Kauffman v. Community Inclusions, Inc.

PER CURIAM.

In reaction to the Florida Supreme Court’s decision in Murray v. Manner Health, 994 So.2d 1051 (Fla.2008), the Legislature enacted Council Substitute for House Bill 903, which took effect on July 1, 2009. Ch. 2009-94, § 1, at 1351-52, Laws of Fla. The new law amended section 440.34, Florida Statutes (2008), by deleting “reasonable” before “attorney’s fees” in subsections (1) and (3), and by inserting in subsection (3) the phrase “in an amount equal to the amount provided for in subsection (1) or subsection (7).” Id.

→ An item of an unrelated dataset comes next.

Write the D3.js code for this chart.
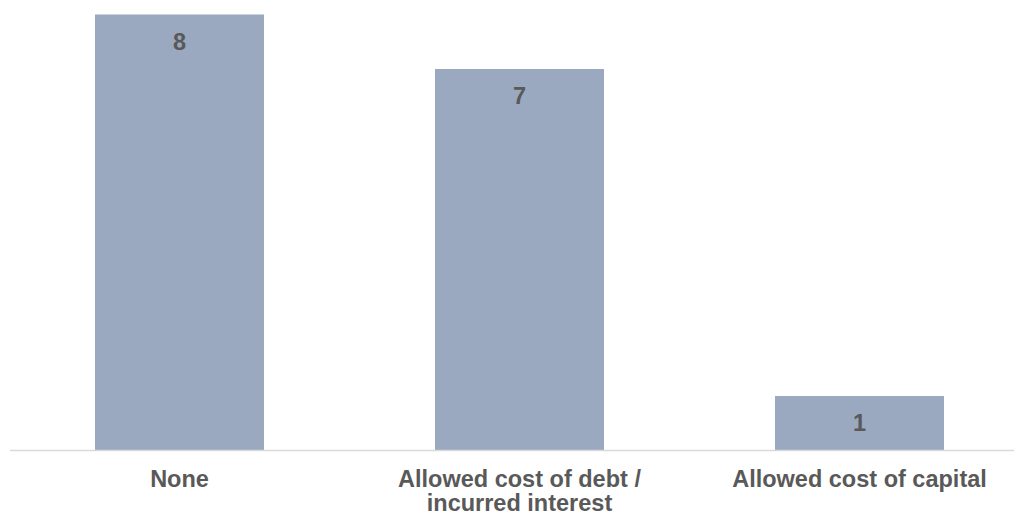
<!DOCTYPE html>
<html>
<head>
<meta charset="utf-8">
<script src="https://cdn.jsdelivr.net/npm/d3@7"></script>
<style>
  html, body { margin: 0; padding: 0; background: #ffffff; }
  svg { display: block; }
</style>
</head>
<body>
<svg id="chart" width="1014" height="515"></svg>
<script>
// Categories (label lines) and counts
const categories = ["None", "Allowed cost of debt / incurred interest", "Allowed cost of capital"];
const categoryLines = [["None"], ["Allowed cost of debt /", "incurred interest"], ["Allowed cost of capital"]];
const counts = [8, 7, 1];

const width = 1014, height = 515;
const baseline = 450.5;
const plotTop = 14.5;

const svg = d3.select("#chart");

const x = d3.scaleBand()
  .domain(categories)
  .range([9.5, 1029.5])
  .paddingInner(0.503)
  .paddingOuter(0.2515);

const y = d3.scaleLinear()
  .domain([0, 8])
  .range([baseline, plotTop]);

const fontFamily = "'Liberation Sans', Arial, sans-serif";
const textColor = "#595959";

// Bars
svg.append("g")
  .selectAll("rect")
  .data(counts)
  .join("rect")
  .attr("x", (d, i) => x(categories[i]))
  .attr("y", d => y(d))
  .attr("width", x.bandwidth())
  .attr("height", d => baseline - y(d))
  .attr("fill", "#9aa9bf");

// Value labels inside the bar tops
svg.append("g")
  .selectAll("text")
  .data(counts)
  .join("text")
  .attr("x", (d, i) => x(categories[i]) + x.bandwidth() / 2)
  .attr("y", d => y(d) + 35)
  .attr("text-anchor", "middle")
  .attr("font-family", fontFamily)
  .attr("font-weight", "bold")
  .attr("font-size", 23.5)
  .attr("fill", textColor)
  .text(d => d);

// Category axis baseline
svg.append("line")
  .attr("x1", 10)
  .attr("x2", width)
  .attr("y1", baseline)
  .attr("y2", baseline)
  .attr("stroke", "#d9d9d9")
  .attr("stroke-width", 1.5);

// Category labels
const labels = svg.append("g")
  .selectAll("text")
  .data(categories)
  .join("text")
  .attr("x", d => x(d) + x.bandwidth() / 2)
  .attr("y", 487)
  .attr("text-anchor", "middle")
  .attr("font-family", fontFamily)
  .attr("font-weight", "bold")
  .attr("font-size", 23.5)
  .attr("fill", textColor);

labels.selectAll("tspan")
  .data((d, i) => categoryLines[i])
  .join("tspan")
  .attr("x", function() { return this.parentNode.getAttribute("x"); })
  .attr("dy", (d, i) => i === 0 ? 0 : 23.5)
  .text(d => d);
</script>
</body>
</html>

In this case, the Judge of Compensation Claims (JCC) found the Employer/Carrier responsible for Claimant’s attorney’s fees pursuant to section 440.34(3), Florida Statutes (2009), and found a reasonable attorney’s fee to be $25,075.00. The JCC nevertheless concluded that the amended statute limited the fee to a percentage of benefits obtained, and awarded Claimant’s attorney a fee of $684.41 for obtaining $3,417.03 in benefits. Claimant has appealed, arguing the JCC misinterpreted section 440.34, Florida Statutes (2009), and that, if he interpreted the amended statute correctly, the law is now unconstitutional.

We reject Claimant’s argument that section 440.34 allows attorney’s fees exceeding an amount resulting from application of the formula set forth in section 440.34(1) when the fee is “awarded” rather than merely “approved” by the JCC. Although section 440.34(1) provides that a fee may not be paid for a claimant unless approved by the JCC, section 440.34(3) provides that a claimant is entitled to recover a fee from an Employer/Carrier “in an amount equal to the amount provided for in subsection (1) or subsection (7).” Except in cases where section 440.34(7) applies,1 the statute limits claimants’ attorney’s fees to a percentage of benefits obtained, based on the formula set forth in subsection (1), and does so regardless of whether the fee is awarded, or simply approved, by the JCC.

We reject Claimant’s equal protection, due process, separation of powers, and access to courts challenges to the amended *921statute for the same reasons we rejected similar challenges to section 440.34, as previously amended in 2003, in Lundy v. Four Seasons Ocean Grand Palm Beach, 932 So.2d 506 (Fla. 1st DCA 2006). We are, of course, aware that in quashing this court’s decision in Murray v. Manners Health/ACE USA, 946 So.2d 38 (Fla. 1st DCA 2006), the Florida Supreme Court also disapproved of this court’s decisions in Lundy, Campbell v. Aramark, 933 So.2d 1255 (Fla. 1st DCA 2006), and Wood v. Florida Rock Industries, 929 So.2d 542 (Fla. 1st DCA 2006). Murray, 994 So.2d at 1062. The supreme court did not address any constitutional issues in Murray, see id. at 1053, however, and did not cast any doubt on the reasoning used in Lundy, Campbell, and Wood, in rejecting constitutional claims like those made here.

Although the Employer/Carrier argues — not without force — that Claimant, who is, after all, represented by able counsel, does not for that reason have standing to raise these constitutional arguments, our supreme court at least implicitly concluded in Murray that a workers’ compensation claimant has standing to challenge the validity of the fee provisions in section 440.34, even though she herself is adequately represented by counsel., See Murray, 994 So.2d at 1053.

Affirmed.

BENTON, C.J., DAVIS, and THOMAS, JJ., concur.

. Section 440.34(7) pertains to attorney's fees in disputed medical-only claims and does not apply in this case.